The Educational Publishers Council (EPC) has released a report which demonstrates the link between professionally-published teaching resources and improved results at Key Stage 2 (KS2) and Key Stage 4 (KS4).
The four-year study showed that primary schools that spent more on educational books were a third more likely to achieve better results between Key Stage 1 (KS1) and KS2 than those schools with a below-average spending on educational books.
Now, many will say that this is stating the obvious, but it is important to remember that education spending is under pressure following the Comprehensive Spending Review. Although education ‘won’ with the review, savings in schools will still have to be made.
This is particularly worrying for those primary schools which currently spend below the average of £2,100 per year over the last four years.
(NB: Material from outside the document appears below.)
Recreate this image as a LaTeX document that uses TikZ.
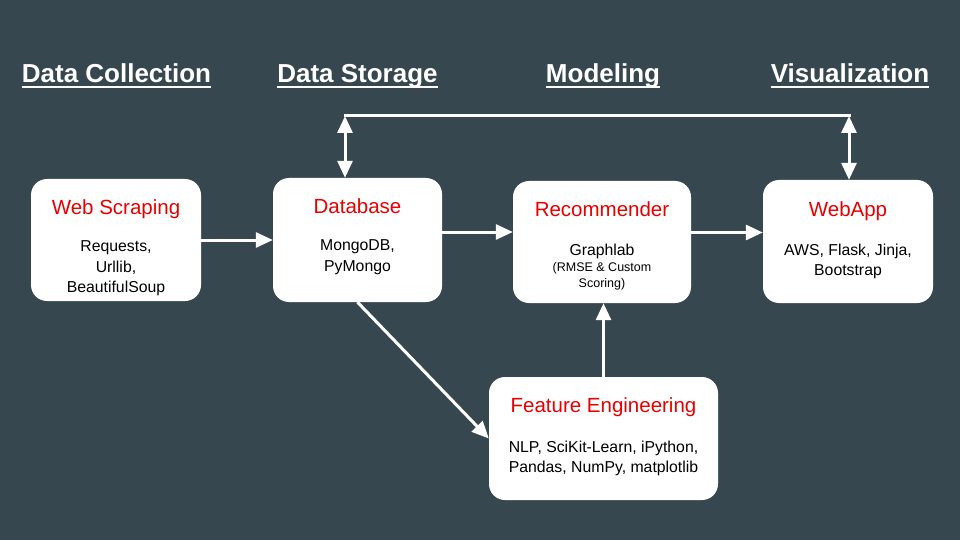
\documentclass[tikz,border=0pt]{standalone}
\usepackage{fontspec}
\setmainfont{Liberation Sans}
\usetikzlibrary{arrows.meta}
\definecolor{slate}{RGB}{55,71,79}
\definecolor{titlered}{RGB}{232,0,0}

\begin{document}
\begin{tikzpicture}[x=1pt,y=-1pt,
  box/.style={fill=white, rounded corners=16pt, inner sep=0pt},
  boxtitle/.style={anchor=base, inner sep=0pt, text=titlered, font=\fontsize{20.5}{24}\selectfont},
  boxbody/.style={anchor=north, inner sep=0pt, align=center, font=\fontsize{15.8}{20.5}\selectfont},
  boxsmall/.style={anchor=north, inner sep=0pt, align=center, font=\fontsize{12.5}{16}\selectfont},
  head/.style={anchor=base, inner sep=0pt, text=white, font=\bfseries\fontsize{26}{30}\selectfont},
  headline/.style={white, line width=2pt},
  flow/.style={white, line width=3pt, -{Triangle[length=17pt,width=15pt]}},
  link/.style={white, line width=3pt, {Triangle[length=17pt,width=15pt]}-{Triangle[length=17pt,width=15pt]}}]
\fill[slate] (0,0) rectangle (960,540);
\useasboundingbox (0,0) rectangle (960,540);
%
% headings
\node[head] (hcol) at (116.5,83) {Data Collection};
\node[head] (hsto) at (357.5,83) {Data Storage};
\node[head] (hmod) at (603,83) {Modeling};
\node[head] (hvis) at (850,83) {Visualization};
\foreach \h in {hcol,hsto,hmod,hvis}
  \draw[headline] ([yshift=-4.5pt]\h.base west) -- ([yshift=-4.5pt]\h.base east);
%
% boxes
\node[box, minimum width=170pt, minimum height=122pt] (ws) at (116,240) {};
\node[box, minimum width=169pt, minimum height=124pt] (db) at (357.5,240) {};
\node[box, minimum width=178pt, minimum height=122pt] (rec) at (602,242) {};
\node[box, minimum width=170pt, minimum height=123pt] (web) at (848,241.5) {};
\node[box, minimum width=229pt, minimum height=123pt] (fe) at (603.5,438.5) {};
%
\node[boxtitle] (wst) at ([yshift=-36pt]ws.north) {Web Scraping};
\node[boxbody] (wsb) at ([yshift=-62pt]ws.north) {Requests,\\Urllib,\\BeautifulSoup};
\node[boxtitle] (dbt) at ([yshift=-36pt]db.north) {Database};
\node[boxbody] (dbb) at ([yshift=-62pt]db.north) {MongoDB,\\PyMongo};
\node[boxtitle] (rect) at ([yshift=-36pt]rec.north) {Recommender};
\node[boxbody] (recb) at ([yshift=-63pt]rec.north) {Graphlab};
\node[boxsmall] (recs) at ([yshift=-3pt]recb.south) {(RMSE \& Custom\\Scoring)};
\node[boxtitle] (webt) at ([yshift=-37pt]web.north) {WebApp};
\node[boxbody] (webb) at ([yshift=-64pt]web.north) {AWS, Flask, Jinja,\\Bootstrap};
\node[boxtitle] (fet) at ([yshift=-36pt]fe.north) {Feature Engineering};
\node[boxbody] (feb) at ([yshift=-64pt]fe.north) {NLP, SciKit-Learn, iPython,\\Pandas, NumPy, matplotlib};
%
% arrows
\coordinate (dbout) at ([yshift=8pt]db.east);
\coordinate (recout) at ([yshift=9.5pt]rec.east);
\draw[flow] (ws.east) -- (ws.east -| db.west);
\draw[flow] (dbout) -- (dbout -| rec.west);
\draw[flow] (recout) -- (recout -| web.west);
\draw[flow] (db.south) -- (fe.west);
\draw[flow] (fe.north) -- (fe.north |- rec.south);
%
\coordinate (dbup) at (345,116);
\coordinate (webup) at (849,116);
\draw[white, line width=3pt, line cap=rect] (dbup) -- (webup);
\draw[link] (dbup) -- (dbup |- db.north);
\draw[link] (webup) -- (webup |- web.north);
\end{tikzpicture}
\end{document}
In the last four years 80.7% of KS2 results have been static or seen a reduction when compared to KS1 results.
Looking closely at the data, the percentage of KS2 results that remain static compared to KS1 remains consistently around 40.1%, regardless of spending on professionally-published resources. However, with a below-average spending on resources, 40.8% percent of pupils performed worse at KS2 that KS1, compared to 32.3% of those at schools with above average spending. Similarly, those with above-average spending saw more than a quarter of pupils (25.7%) improve their attainment levels KS1-KS2, whilst this drops to less than one in five (19.3%) when schools spend less than average on educational resources.
So what does this mean?
Books retain their importance in the classroom, but with budgets slashed, we are set to see Key Stage 2 results decrease if the book purchasing budgets are cut.